## Stated goal
Exact reproduction of the data is required, with images excluded.

## Provided data

(begin)

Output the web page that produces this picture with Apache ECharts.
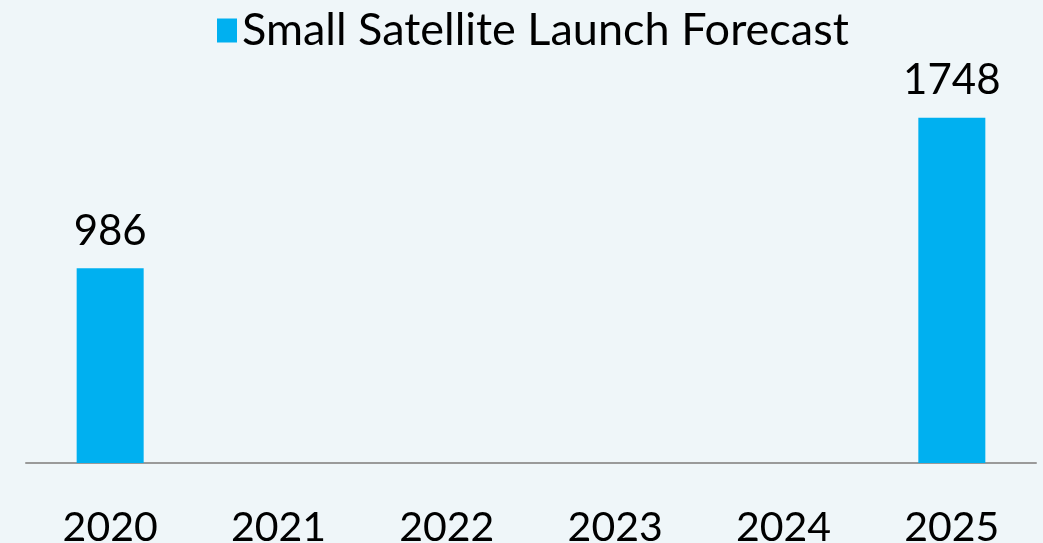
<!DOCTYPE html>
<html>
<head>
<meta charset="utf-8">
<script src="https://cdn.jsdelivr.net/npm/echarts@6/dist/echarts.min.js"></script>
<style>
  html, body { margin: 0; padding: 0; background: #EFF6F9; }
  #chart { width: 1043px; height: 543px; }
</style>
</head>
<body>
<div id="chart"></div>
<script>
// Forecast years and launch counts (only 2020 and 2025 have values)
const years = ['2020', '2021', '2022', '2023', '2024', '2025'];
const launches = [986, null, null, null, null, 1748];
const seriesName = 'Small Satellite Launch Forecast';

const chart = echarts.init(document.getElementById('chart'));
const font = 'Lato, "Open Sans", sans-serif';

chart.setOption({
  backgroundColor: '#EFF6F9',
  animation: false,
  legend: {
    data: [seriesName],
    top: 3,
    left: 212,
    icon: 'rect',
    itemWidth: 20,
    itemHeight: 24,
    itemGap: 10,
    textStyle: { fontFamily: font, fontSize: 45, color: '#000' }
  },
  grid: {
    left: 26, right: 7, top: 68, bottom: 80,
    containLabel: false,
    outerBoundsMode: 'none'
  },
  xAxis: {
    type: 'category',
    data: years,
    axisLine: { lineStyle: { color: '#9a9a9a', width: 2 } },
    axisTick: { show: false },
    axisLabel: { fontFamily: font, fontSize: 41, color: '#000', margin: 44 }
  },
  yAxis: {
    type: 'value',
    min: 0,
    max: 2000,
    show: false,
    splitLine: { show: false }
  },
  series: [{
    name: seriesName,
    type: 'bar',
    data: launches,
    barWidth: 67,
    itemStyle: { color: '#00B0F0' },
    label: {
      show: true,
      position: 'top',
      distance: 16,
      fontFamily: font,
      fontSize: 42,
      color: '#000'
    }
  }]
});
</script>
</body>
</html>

(end)

## Solution
Output the web page that produces this picture with Apache ECharts.
<!DOCTYPE html>
<html>
<head>
<meta charset="utf-8">
<script src="https://cdn.jsdelivr.net/npm/echarts@6/dist/echarts.min.js"></script>
<style>
  html, body { margin: 0; padding: 0; background: #EFF6F9; }
  #chart { width: 1043px; height: 543px; }
</style>
</head>
<body>
<div id="chart"></div>
<script>
// Forecast years and launch counts (only 2020 and 2025 have values)
const years = ['2020', '2021', '2022', '2023', '2024', '2025'];
const launches = [986, null, null, null, null, 1748];
const seriesName = 'Small Satellite Launch Forecast';

const chart = echarts.init(document.getElementById('chart'));
const font = 'Lato, "Open Sans", sans-serif';

chart.setOption({
  backgroundColor: '#EFF6F9',
  animation: false,
  legend: {
    data: [seriesName],
    top: 3,
    left: 212,
    icon: 'rect',
    itemWidth: 20,
    itemHeight: 24,
    itemGap: 10,
    textStyle: { fontFamily: font, fontSize: 45, color: '#000' }
  },
  grid: {
    left: 26, right: 7, top: 68, bottom: 80,
    containLabel: false,
    outerBoundsMode: 'none'
  },
  xAxis: {
    type: 'category',
    data: years,
    axisLine: { lineStyle: { color: '#9a9a9a', width: 2 } },
    axisTick: { show: false },
    axisLabel: { fontFamily: font, fontSize: 41, color: '#000', margin: 44 }
  },
  yAxis: {
    type: 'value',
    min: 0,
    max: 2000,
    show: false,
    splitLine: { show: false }
  },
  series: [{
    name: seriesName,
    type: 'bar',
    data: launches,
    barWidth: 67,
    itemStyle: { color: '#00B0F0' },
    label: {
      show: true,
      position: 'top',
      distance: 16,
      fontFamily: font,
      fontSize: 42,
      color: '#000'
    }
  }]
});
</script>
</body>
</html>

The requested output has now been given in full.